> _WORK REQUIRED_:
Without the images, write out the whole listing exactly.

> _DATA PROVIDED_:
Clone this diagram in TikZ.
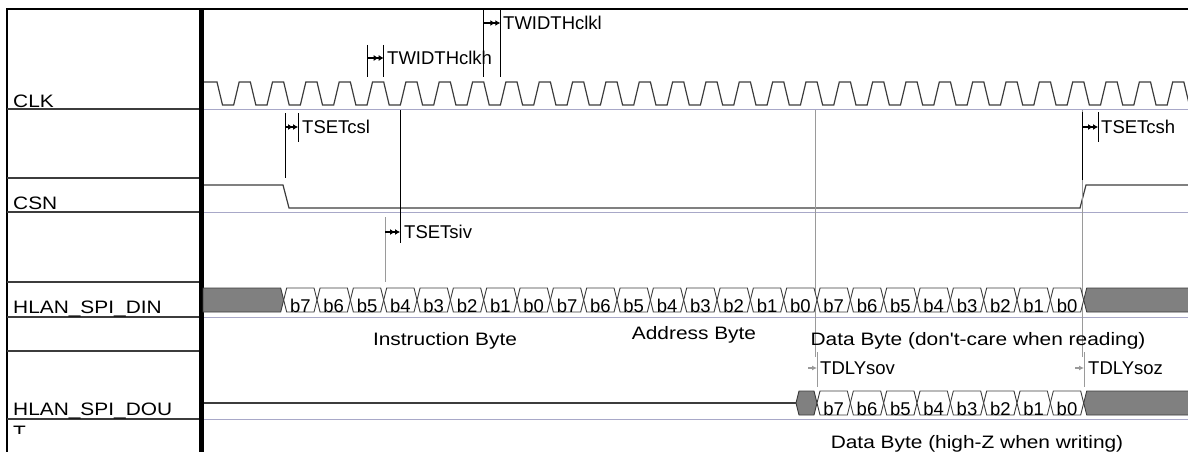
\documentclass[tikz,border=0pt]{standalone}
\usepackage{fontspec}
\setmainfont{Liberation Sans}
\newfontfamily\annofont{Liberation Sans}
\newfontfamily\labelfont[FakeStretch=1.16]{Liberation Sans}
\usetikzlibrary{arrows.meta}

\definecolor{sigcol}{HTML}{3C3C3C}
\definecolor{gridcol}{HTML}{A8A8C8}
\definecolor{markcol}{HTML}{9A9A9A}
\definecolor{zcol}{HTML}{808080}

\tikzset{
  sigline/.style={sigcol, line width=1.2pt},
  rowline/.style={sigcol, line width=1.1pt},
  gridline/.style={gridcol, line width=1pt},
  cell/.style={draw=sigcol, line width=0.9pt, fill=white},
  zcell/.style={draw=sigcol, line width=0.9pt, fill=zcol},
  tmark/.style={black, line width=0.8pt},
  gmark/.style={markcol, line width=1pt},
  tarrow/.style={black, line width=1.2pt, -{Latex[length=5pt,width=6pt]Latex[length=5pt,width=6pt]}},
  garrow/.style={markcol, line width=1.2pt, -{Latex[length=5pt,width=5pt]}},
  anno/.style={font=\annofont\fontsize{18.5}{20}\selectfont, inner sep=0pt},
  siglabel/.style={font=\labelfont\fontsize{18}{20}\selectfont, inner sep=0pt},
  bitlabel/.style={font=\annofont\fontsize{18.5}{20}\selectfont, inner sep=0pt, anchor=base}
}

\begin{document}
\begin{tikzpicture}[x=1pt,y=-1pt]
\useasboundingbox (0,0) rectangle (1188,452);
\clip (0,0) rectangle (1188,452);

% frame and rows
\draw[black, line width=1.2pt] (7,452) -- (7,9) -- (1188,9);
\foreach \yy in {109,178,212,282,317,351,419}
  \draw[rowline] (7,\yy) -- (200,\yy);
\foreach \yy in {109,212,317,419}
  \draw[gridline] (204,\yy) -- (1188,\yy);
\draw[black, line width=5pt] (201.5,9) -- (201.5,452);

% signal names
\node[siglabel, anchor=base west] (clk) at (13,107) {CLK};
\node[siglabel, anchor=base west] (csn) at (13,209) {CSN};
\node[siglabel, anchor=base west] (din) at (13,313) {HLAN\_SPI\_DIN};
\node[siglabel, anchor=base west] (dou) at (13,415) {HLAN\_SPI\_DOU};
\begin{scope}
  \clip (7,420) rectangle (199,433);
  \node[siglabel, anchor=base west] (tlab) at (13,438) {T};
\end{scope}

% clock
\draw[sigline] (204,82) -- (217,82)
  \foreach \k in {0,...,29}{ -- ++(5.5,23) -- ++(11.17,0) -- ++(5.5,-23) -- ++(11.17,0) };

% chip select
\draw[sigline] (204,185) -- (283,185) -- (289,208) -- (1080,208) -- (1086,185) -- (1190,185);

% long marker lines
\draw[gmark] (815,110) -- (815,357);
\draw[gmark] (1082,110) -- (1082,357);

% data in
\draw[zcell] (203,288) -- (280.7,288) -- (283.7,300) -- (280.7,312) -- (203,312) -- cycle;
\foreach \i in {0,...,23}{
  \pgfmathsetmacro{\xa}{283.7+33.333*\i}
  \pgfmathtruncatemacro{\bitno}{7-mod(\i,8)}
  \draw[cell] (\xa,300) -- ++(3,-12) -- ++(27.33,0) -- ++(3,12) -- ++(-3,12) -- ++(-27.33,0) -- cycle;
  \node[bitlabel] (din\i) at (\xa+16.67,312.5) {b\bitno};
}
\draw[zcell] (1083.7,300) -- (1086.7,288) -- (1192,288) -- (1192,312) -- (1086.7,312) -- cycle;

% data out
\draw[sigline] (204,403) -- (796,403);
\draw[zcell] (796,403) -- (799,391) -- (814,391) -- (817,403) -- (814,415) -- (799,415) -- cycle;
\foreach \i in {0,...,7}{
  \pgfmathsetmacro{\xa}{817+33.333*\i}
  \pgfmathtruncatemacro{\bitno}{7-\i}
  \draw[cell] (\xa,403) -- ++(3,-12) -- ++(27.33,0) -- ++(3,12) -- ++(-3,12) -- ++(-27.33,0) -- cycle;
  \node[bitlabel] (dou\i) at (\xa+16.67,415.5) {b\bitno};
}
\draw[zcell] (1083.7,403) -- (1086.7,391) -- (1192,391) -- (1192,415) -- (1086.7,415) -- cycle;

% byte names
\node[siglabel, anchor=base] (instr) at (445,345) {Instruction Byte};
\node[siglabel, anchor=base] (addr) at (694,339) {Address Byte};
\node[siglabel, anchor=base] (dwrite) at (978,345) {Data Byte (don't-care when reading)};
\node[siglabel, anchor=base] (dread) at (977,448) {Data Byte (high-Z when writing)};

% clock widths
\draw[tmark] (367,45) -- (367,77);
\draw[tmark] (383.7,45) -- (383.7,77);
\draw[tarrow] (367,58) -- (383.7,58);
\node[anno, anchor=west] (twclkh) at (387,58) {TWIDTHclkh};
\draw[tmark] (483.7,9) -- (483.7,77);
\draw[tmark] (500.3,9) -- (500.3,77);
\draw[tarrow] (483.7,23) -- (500.3,23);
\node[anno, anchor=west] (twclkl) at (503,23) {TWIDTHclkl};

% chip select setup
\draw[tmark] (285,113) -- (285,178);
\draw[tmark] (298,113) -- (298,142);
\draw[tarrow] (285,127) -- (298,127);
\node[anno, anchor=west] (tsetcsl) at (302,127) {TSETcsl};
\draw[tmark] (1082,112) -- (1082,180);
\draw[tmark] (1098,112) -- (1098,142);
\draw[tarrow] (1082,127) -- (1098,127);
\node[anno, anchor=west] (tsetcsh) at (1101,127) {TSETcsh};

% input setup
\draw[tmark] (400,110) -- (400,243);
\draw[gmark] (385,217) -- (385,282);
\draw[tarrow] (385,232) -- (400,232);
\node[anno, anchor=west] (tsetsiv) at (404,232) {TSETsiv};

% output delays
\draw[gmark] (817,352) -- (817,387);
\draw[garrow] (808,368) -- (817,368);
\node[anno, anchor=west] (tdlysov) at (820,368) {TDLYsov};
\draw[gmark] (1084,352) -- (1084,387);
\draw[garrow] (1075,368) -- (1084,368);
\node[anno, anchor=west] (tdlysoz) at (1088,368) {TDLYsoz};
\end{tikzpicture}
\end{document}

> _WRITTEN ANSWER_:
Clone this diagram in TikZ.
\documentclass[tikz,border=0pt]{standalone}
\usepackage{fontspec}
\setmainfont{Liberation Sans}
\newfontfamily\annofont{Liberation Sans}
\newfontfamily\labelfont[FakeStretch=1.16]{Liberation Sans}
\usetikzlibrary{arrows.meta}

\definecolor{sigcol}{HTML}{3C3C3C}
\definecolor{gridcol}{HTML}{A8A8C8}
\definecolor{markcol}{HTML}{9A9A9A}
\definecolor{zcol}{HTML}{808080}

\tikzset{
  sigline/.style={sigcol, line width=1.2pt},
  rowline/.style={sigcol, line width=1.1pt},
  gridline/.style={gridcol, line width=1pt},
  cell/.style={draw=sigcol, line width=0.9pt, fill=white},
  zcell/.style={draw=sigcol, line width=0.9pt, fill=zcol},
  tmark/.style={black, line width=0.8pt},
  gmark/.style={markcol, line width=1pt},
  tarrow/.style={black, line width=1.2pt, -{Latex[length=5pt,width=6pt]Latex[length=5pt,width=6pt]}},
  garrow/.style={markcol, line width=1.2pt, -{Latex[length=5pt,width=5pt]}},
  anno/.style={font=\annofont\fontsize{18.5}{20}\selectfont, inner sep=0pt},
  siglabel/.style={font=\labelfont\fontsize{18}{20}\selectfont, inner sep=0pt},
  bitlabel/.style={font=\annofont\fontsize{18.5}{20}\selectfont, inner sep=0pt, anchor=base}
}

\begin{document}
\begin{tikzpicture}[x=1pt,y=-1pt]
\useasboundingbox (0,0) rectangle (1188,452);
\clip (0,0) rectangle (1188,452);

% frame and rows
\draw[black, line width=1.2pt] (7,452) -- (7,9) -- (1188,9);
\foreach \yy in {109,178,212,282,317,351,419}
  \draw[rowline] (7,\yy) -- (200,\yy);
\foreach \yy in {109,212,317,419}
  \draw[gridline] (204,\yy) -- (1188,\yy);
\draw[black, line width=5pt] (201.5,9) -- (201.5,452);

% signal names
\node[siglabel, anchor=base west] (clk) at (13,107) {CLK};
\node[siglabel, anchor=base west] (csn) at (13,209) {CSN};
\node[siglabel, anchor=base west] (din) at (13,313) {HLAN\_SPI\_DIN};
\node[siglabel, anchor=base west] (dou) at (13,415) {HLAN\_SPI\_DOU};
\begin{scope}
  \clip (7,420) rectangle (199,433);
  \node[siglabel, anchor=base west] (tlab) at (13,438) {T};
\end{scope}

% clock
\draw[sigline] (204,82) -- (217,82)
  \foreach \k in {0,...,29}{ -- ++(5.5,23) -- ++(11.17,0) -- ++(5.5,-23) -- ++(11.17,0) };

% chip select
\draw[sigline] (204,185) -- (283,185) -- (289,208) -- (1080,208) -- (1086,185) -- (1190,185);

% long marker lines
\draw[gmark] (815,110) -- (815,357);
\draw[gmark] (1082,110) -- (1082,357);

% data in
\draw[zcell] (203,288) -- (280.7,288) -- (283.7,300) -- (280.7,312) -- (203,312) -- cycle;
\foreach \i in {0,...,23}{
  \pgfmathsetmacro{\xa}{283.7+33.333*\i}
  \pgfmathtruncatemacro{\bitno}{7-mod(\i,8)}
  \draw[cell] (\xa,300) -- ++(3,-12) -- ++(27.33,0) -- ++(3,12) -- ++(-3,12) -- ++(-27.33,0) -- cycle;
  \node[bitlabel] (din\i) at (\xa+16.67,312.5) {b\bitno};
}
\draw[zcell] (1083.7,300) -- (1086.7,288) -- (1192,288) -- (1192,312) -- (1086.7,312) -- cycle;

% data out
\draw[sigline] (204,403) -- (796,403);
\draw[zcell] (796,403) -- (799,391) -- (814,391) -- (817,403) -- (814,415) -- (799,415) -- cycle;
\foreach \i in {0,...,7}{
  \pgfmathsetmacro{\xa}{817+33.333*\i}
  \pgfmathtruncatemacro{\bitno}{7-\i}
  \draw[cell] (\xa,403) -- ++(3,-12) -- ++(27.33,0) -- ++(3,12) -- ++(-3,12) -- ++(-27.33,0) -- cycle;
  \node[bitlabel] (dou\i) at (\xa+16.67,415.5) {b\bitno};
}
\draw[zcell] (1083.7,403) -- (1086.7,391) -- (1192,391) -- (1192,415) -- (1086.7,415) -- cycle;

% byte names
\node[siglabel, anchor=base] (instr) at (445,345) {Instruction Byte};
\node[siglabel, anchor=base] (addr) at (694,339) {Address Byte};
\node[siglabel, anchor=base] (dwrite) at (978,345) {Data Byte (don't-care when reading)};
\node[siglabel, anchor=base] (dread) at (977,448) {Data Byte (high-Z when writing)};

% clock widths
\draw[tmark] (367,45) -- (367,77);
\draw[tmark] (383.7,45) -- (383.7,77);
\draw[tarrow] (367,58) -- (383.7,58);
\node[anno, anchor=west] (twclkh) at (387,58) {TWIDTHclkh};
\draw[tmark] (483.7,9) -- (483.7,77);
\draw[tmark] (500.3,9) -- (500.3,77);
\draw[tarrow] (483.7,23) -- (500.3,23);
\node[anno, anchor=west] (twclkl) at (503,23) {TWIDTHclkl};

% chip select setup
\draw[tmark] (285,113) -- (285,178);
\draw[tmark] (298,113) -- (298,142);
\draw[tarrow] (285,127) -- (298,127);
\node[anno, anchor=west] (tsetcsl) at (302,127) {TSETcsl};
\draw[tmark] (1082,112) -- (1082,180);
\draw[tmark] (1098,112) -- (1098,142);
\draw[tarrow] (1082,127) -- (1098,127);
\node[anno, anchor=west] (tsetcsh) at (1101,127) {TSETcsh};

% input setup
\draw[tmark] (400,110) -- (400,243);
\draw[gmark] (385,217) -- (385,282);
\draw[tarrow] (385,232) -- (400,232);
\node[anno, anchor=west] (tsetsiv) at (404,232) {TSETsiv};

% output delays
\draw[gmark] (817,352) -- (817,387);
\draw[garrow] (808,368) -- (817,368);
\node[anno, anchor=west] (tdlysov) at (820,368) {TDLYsov};
\draw[gmark] (1084,352) -- (1084,387);
\draw[garrow] (1075,368) -- (1084,368);
\node[anno, anchor=west] (tdlysoz) at (1088,368) {TDLYsoz};
\end{tikzpicture}
\end{document}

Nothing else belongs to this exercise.